Later they packed up the remains of their picnic and rode around the lake and hillside to have

a look at Davey’s inheritance. It had been a while since Tom had been there. The house was in bad repair and the cattle had been inside. Penny walked through the downstairs rooms, careful where she put her feet.

 

“It must have been beautiful once. The rooms are nice-sized. Oh, dear, an antique kitchen.” Penny was looking it over like a real estate salesperson.

 

Tom walked outside and looked across the lake. It would have been a beautiful place again, he thought. Penny came out and put her arms around him. “Updating the entire structure would cost a fortune. Best to tear down and rebuild.”

 

“That’s Davey’s problem now. Let’s go.” They rode down the overgrown drive to a country road that took them back to the main highway. Tom turned toward Pateley Bridge. planning on taking her to The Victoria. "First pub I ever walked into and first I was ever thrown out of," he grinned.

 

It was dusk when they returned to the farmhouse. Akkers was getting ready to go home but had a bit of gossip to relate before she left. “Ye Mum’s had a call from our Davey.
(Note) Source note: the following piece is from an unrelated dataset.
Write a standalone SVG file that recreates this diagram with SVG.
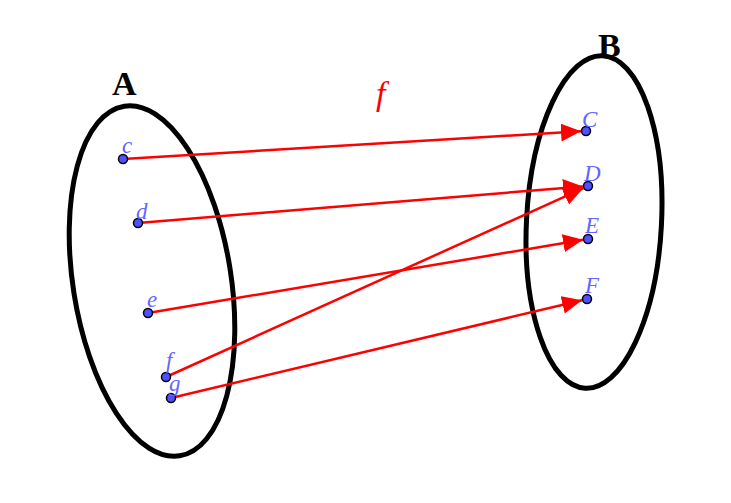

Aye, and he’s coming to Sunday lunch and bringing a woman, he is. Name o’ Lynne Manning. Aye, our Davey.” Akkers eyebrows were lost in her hair.

 

Tom had to smile. Davey had never, to his knowledge, brought a woman to the farm before. Penny narrowed her eyes. This was moving awfully fast.

 

Saturday lunchtime at The Black Bull was another success. Davey felt light on his feet and his winning smile affected everyone around him today. When he woke this morning she was there, not a wisp of smoke any longer. It was all he could do to leave her bed and get ready for work.

Piano music drifted softly through the pub and she smiled at Davey when she could catch his eye.  He was an intense lover and she felt sore and bruised this morning. A long soak in the bath and outfit number three and she was back on schedule.  All was not lost.

 

Akkers usually had Sundays off but not today. Our Davey was bringing a woman and she didn’t want to miss a thing.  She pulled the joint out of the oven and set her Yorkshire puddings to bake.  The tatties were cooked, the carrots and sprouts ready.

 

Davey’s old Triumph pulled in the yard and he hopped out and ran around to open the door. Akkers was peeping out around the kitchen door and saw a tall skinny girl with big sunglasses, posh clothes and high-heeled boots. Oh, she thought, what’s this then? Akkers was introduced

to Lynne as they passed through the kitchen to the living room to meet Anna. She was from the smoke and Akkers began shaking her head. Oh, dearie me.

 

Janey and Peter arrived with the children and they all sat down to dinner in the dining room because the old farm table would not seat them all. Akkers had laid out a buffet on the sideboard so everyone could help themselves. The talk around the table was of farm matters and some questions directed at Lynne by Janey and Anna. They learned she had grown up in Putney, her parents were divorced when she was eight years old, and she had not seen her father since she was ten.  Her mother had died when she was at college and there were no siblings. She worked as a loan officer for a bank in London. Penny asked nothing but listened to the tone of her voice, the cadence and watched her movements.

 

The right opportunity would present its self she could wait.